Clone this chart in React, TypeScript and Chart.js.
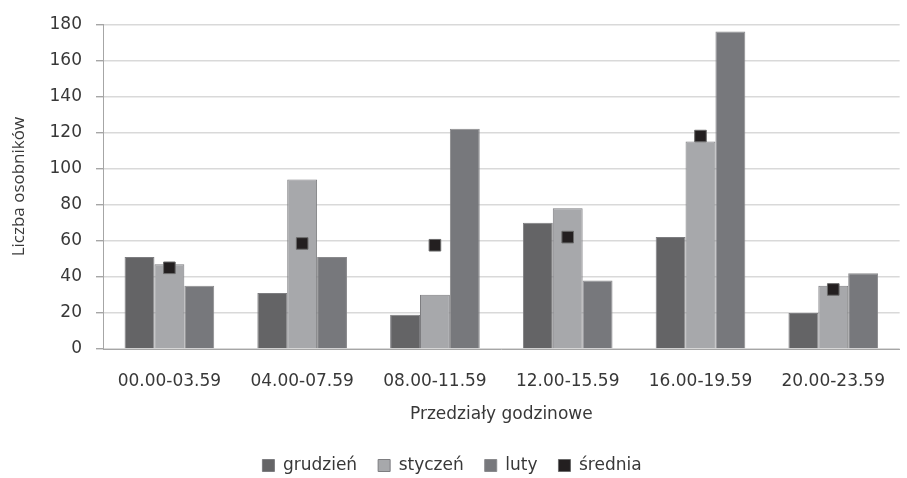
import React, { useEffect, useRef } from "react";
import { Chart, registerables } from "chart.js";

Chart.register(...registerables);

const categories = ["00.00-03.59", "04.00-07.59", "08.00-11.59", "12.00-15.59", "16.00-19.59", "20.00-23.59"];
const grudzien = [51, 31, 19, 70, 62, 20];
const styczen = [47, 94, 30, 78, 115, 35];
const luty = [35, 51, 122, 38, 176, 42];
const srednia = [45, 58.5, 57.5, 62, 118, 33];
const seriesNames = ["grudzień", "styczeń", "luty", "średnia"];
const yTitle = "Liczba osobników";
const xTitle = "Przedziały godzinowe";

const FONT = "'DejaVu Sans', 'Open Sans', sans-serif";
const TEXT = "#383838";

const legendShift = {
  id: "legendShift",
  afterLayout(chart: any) {
    const lg = chart.legend;
    if (!lg) return;
    const d = 436 - lg.top;
    lg.top += d;
    lg.bottom += d;
    lg.left = 0;
    lg.right = 904;
    lg.width = 904;
  },
};

export default function App() {
  const ref = useRef<HTMLCanvasElement | null>(null);
  useEffect(() => {
    document.body.style.margin = "0";
    const canvas = ref.current;
    if (!canvas) return;
    const chart = new Chart(canvas, {
      type: "bar",
      data: {
        labels: categories,
        datasets: [
          {
            label: seriesNames[0],
            data: grudzien,
            backgroundColor: "#646466",
            borderColor: "#7d7d80",
            borderWidth: 1,
            order: 1,
          },
          {
            label: seriesNames[1],
            data: styczen,
            backgroundColor: "#a7a8ab",
            borderColor: "#7d7d80",
            borderWidth: 1,
            order: 1,
          },
          {
            label: seriesNames[2],
            data: luty,
            backgroundColor: "#77787c",
            borderColor: "#8a8a8d",
            borderWidth: 1,
            order: 1,
          },
          {
            type: "line" as any,
            label: seriesNames[3],
            data: srednia,
            backgroundColor: "#231f20",
            borderColor: "#6a6a6a",
            borderWidth: 1,
            showLine: false,
            pointStyle: "rect",
            pointRadius: 8.2,
            pointHoverRadius: 8.2,
            order: 0,
          } as any,
        ],
      },
      options: {
        animation: false,
        responsive: false,
        maintainAspectRatio: false,
        layout: { autoPadding: false, padding: { top: 13, left: 0, right: -8, bottom: 0 } },
        datasets: {
          bar: { categoryPercentage: 0.675, barPercentage: 1 },
        } as any,
        plugins: {
          tooltip: { enabled: false },
          legend: {
            position: "bottom",
            labels: {
              boxWidth: 12,
              boxHeight: 12,
              padding: 21,
              color: TEXT,
              font: { family: FONT, size: 17 },
              sort: (a: any, b: any) => a.datasetIndex - b.datasetIndex,
            },
          },
        },
        scales: {
          x: {
            offset: true,
            grid: { display: false, drawTicks: false },
            border: { display: true, color: "#a6a6a6", width: 1 },
            ticks: { color: TEXT, font: { family: FONT, size: 17 }, padding: 22, maxRotation: 0 },
            title: {
              display: true,
              text: xTitle,
              color: TEXT,
              font: { family: FONT, size: 17 },
              padding: { top: 0, bottom: 5 },
            },
            afterFit: (s: any) => {
              s.height = 81;
            },
          },
          y: {
            min: 0,
            max: 180,
            ticks: { stepSize: 20, color: TEXT, font: { family: FONT, size: 17 }, padding: 14 },
            grid: { color: "#d9d9d9", lineWidth: 1.4, tickLength: 7, drawTicks: true, tickColor: "#a6a6a6" },
            border: { display: true, color: "#a6a6a6", width: 1 },
            title: {
              display: true,
              text: yTitle,
              color: TEXT,
              font: { family: "'Open Sans', sans-serif", size: 17 },
              padding: { top: 9, bottom: 0 },
            },
            afterFit: (s: any) => {
              s.width = 103;
            },
          },
        },
      },
      plugins: [legendShift],
    });
    return () => chart.destroy();
  }, []);
  return <canvas ref={ref} width={907} height={478} style={{ display: "block" }} />;
}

■ **STATED PROBLEM**: Repeat the listing above up to and including the line with "Chart.register(...registerables);", starting from its first line. Drop any pictures.

■ **THE ANSWER**:
Clone this chart in React, TypeScript and Chart.js.
import React, { useEffect, useRef } from "react";
import { Chart, registerables } from "chart.js";

Chart.register(...registerables);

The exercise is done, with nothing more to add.